A mother who takes her child to an orphanage does the same. She hears things in the community or maybe someone encourages her to do so. In some cases, it’s likely the right decision and gives the child a more stable environment with his or her basic needs being met. In some cases, she may understand that her child is now an “orphan” according to international standards and looked upon as a child needing a family. But how could I, as an adoptive parent, ever know for sure what this mother was thinking at this drop off? How could I be sure that those who she trusted in making the decision were trustworthy? Add to it the fact that, in our case (and many many like it), the orphanage director who was counseling mothers was making money off of referrals, and there’s no possible way that this mother had a trustworthy and objective counselor. If the orphanage has something to gain by a birthmom placing her kids with them or placing them for adoption, you can be 100% sure that any adoption would be tainted with corruption and coercion.
The second observation I made was when the school staff was informing the mother about her visitation rights. It reminded me of comments I’ve heard from adoptive parents (and things that I previously thought as well). I often here well-intentioned adoptive parents justify adopting a child with living parents because if the parents were truly loving they wouldn’t take them to an orphanage and then not visit them.
I have no doubt in my mind that this mother I met loves her daughter. I watched her wash her child’s feet before we left, nervously enter the facility, and hand the director her daughter’s blanket – her one solitary possession. But I also can’t imagine the challenge it will be for her to visit. Between finding someone to care for her other children, walking to the bus, waiting for the bus, paying for the bus, and walking up the mountain the rest of the way, the challenge overwhelms me. If she doesn’t visit, it’s not for lack of desire or love.
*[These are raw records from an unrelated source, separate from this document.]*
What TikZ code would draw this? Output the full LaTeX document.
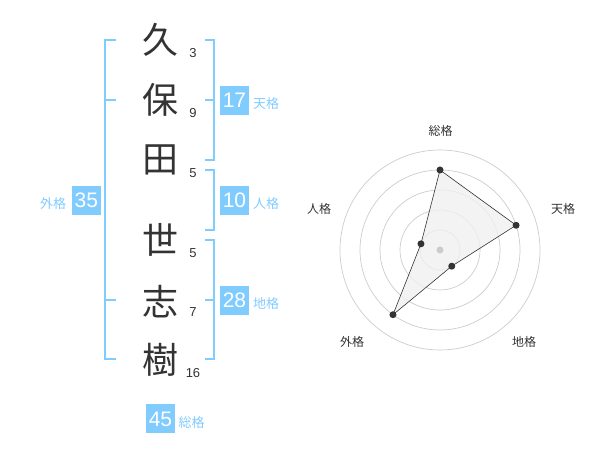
\documentclass[tikz,border=0pt]{standalone}
\usepackage{fontspec}
\setmainfont{Liberation Sans}
\newfontfamily\cjk{Noto Sans CJK JP}
\definecolor{kakublue}{HTML}{80CCFF}
\definecolor{kakutext}{HTML}{333333}
\definecolor{ringgray}{HTML}{CCCCCC}
\definecolor{areagray}{HTML}{F0F0F0}
\tikzset{
  kanji/.style={text=kakutext, inner sep=0pt, font=\cjk\fontsize{36}{36}\selectfont},
  kakusu/.style={text=kakutext, inner sep=0pt, font=\fontsize{13}{13}\selectfont},
  kakubox/.style={fill=kakublue, text=white, minimum size=29pt, inner sep=0pt, font=\fontsize{21}{21}\selectfont},
  kakuname/.style={text=kakublue, inner sep=0pt, font=\cjk\fontsize{13}{13}\selectfont},
  bracket/.style={draw=kakublue, line width=2pt},
  axisname/.style={text=kakutext, inner sep=0pt, font=\cjk\fontsize{12}{12}\selectfont},
  dot/.style={circle, fill=kakutext, minimum size=7pt, inner sep=0pt}
}
\begin{document}
\begin{tikzpicture}[x=1pt, y=1pt]
\useasboundingbox (0,0) rectangle (600,470);
% name
\node[kanji] (c1) at (160,430){久};
\node[kanji] (c2) at (160,370){保};
\node[kanji] (c3) at (160,310){田};
\node[kanji] (c4) at (160,230){世};
\node[kanji] (c5) at (160,168){志};
\node[kanji] (c6) at (160,110){樹};
\node[kakusu] (n1) at (193,417){3};
\node[kakusu] (n2) at (193,357){9};
\node[kakusu] (n3) at (193,297){5};
\node[kakusu] (n4) at (193,217){5};
\node[kakusu] (n5) at (193,158){7};
\node[kakusu] (n6) at (193,97){16};
% brackets
\draw[bracket] (205,430) -- (214,430) -- (214,310) -- (205,310);
\draw[bracket] (205,370) -- (214,370);
\draw[bracket] (205,300) -- (214,300) -- (214,240) -- (205,240);
\draw[bracket] (205,230) -- (214,230) -- (214,111) -- (205,111);
\draw[bracket] (205,170) -- (214,170);
\draw[bracket] (116,430) -- (105,430) -- (105,111) -- (116,111);
\draw[bracket] (105,370) -- (116,370);
\draw[bracket] (105,170) -- (116,170);
% values
\node[kakubox] (ten) at (234.5,369.5){17};
\node[kakuname] at (266,366){天格};
\node[kakubox] (jin) at (234.5,269.5){10};
\node[kakuname] at (266,266){人格};
\node[kakubox] (chi) at (234.5,169.5){28};
\node[kakuname] at (266,166){地格};
\node[kakubox] (gai) at (86.3,269.5){35};
\node[kakuname] at (53,266){外格};
\node[kakubox] (sou) at (160.5,51){45};
\node[kakuname] at (191.5,47){総格};
% radar
\begin{scope}[shift={(440,220)}]
\draw[ringgray, line width=0.7pt] (0,0) circle (20) (0,0) circle (40) (0,0) circle (60) (0,0) circle (80) (0,0) circle (100);
\coordinate (rsou) at (90:80);
\coordinate (rten) at (18:80);
\coordinate (rchi) at (-54:20);
\coordinate (rgai) at (234:80);
\coordinate (rjin) at (162:20);
\filldraw[fill=areagray, draw=kakutext, line width=0.6pt, fill opacity=0.8] (rsou) -- (rten) -- (rchi) -- (rgai) -- (rjin) -- cycle;
\node[circle, fill=ringgray, minimum size=7pt, inner sep=0pt] (rc) at (0,0){};
\node[dot] (psou) at (rsou){};
\node[dot] (pten) at (rten){};
\node[dot] (pchi) at (rchi){};
\node[dot] (pgai) at (rgai){};
\node[dot] (pjin) at (rjin){};
\node[axisname] (lsou) at (0.7,119.3){総格};
\node[axisname] (lten) at (123,41){天格};
\node[axisname] (lchi) at (84,-92){地格};
\node[axisname] (lgai) at (-88,-92){外格};
\node[axisname] (ljin) at (-121,41){人格};
\end{scope}
\end{tikzpicture}
\end{document}
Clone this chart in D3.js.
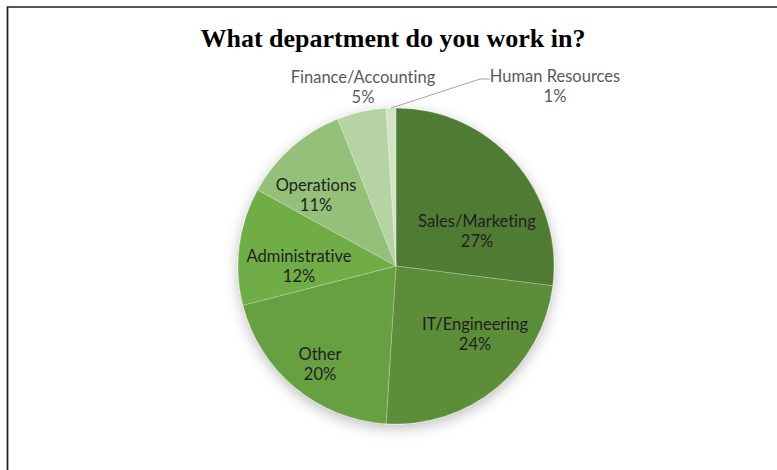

Similarly, there’s no doubt that most mothers who place their children in an orphanage do it as a loving gesture – an attempt to provide a better life (at least by some standards). Many do so with the intent of returning, but returning and visiting isn’t as easy as hopping in the car and driving over. In the case of our adoption, the birthparents were a plane ride away on the other side of the country, but that doesn’t mean that they didn’t long to see their children, and it also doesn’t necessarily mean that they no longer wanted to be the children’s parents.
I came to Africa to see this side of things. It’s easy when we sit in our big homes in our cozy neighborhoods for us to judge the woman who leaves her child with strangers. It’s something that almost never happens in the developing world. Now that I’ve seen, I can start to understand a small piece of the life of a parent who struggles to care for her children. I write this to memorialize the love of mothers for their children and to honor the love and trust that mothers have when they place their children in other people’s hands. I want the world to know that an African mother loves her babies, just as mine loves me. We need to do more for her so she can love them in her own home.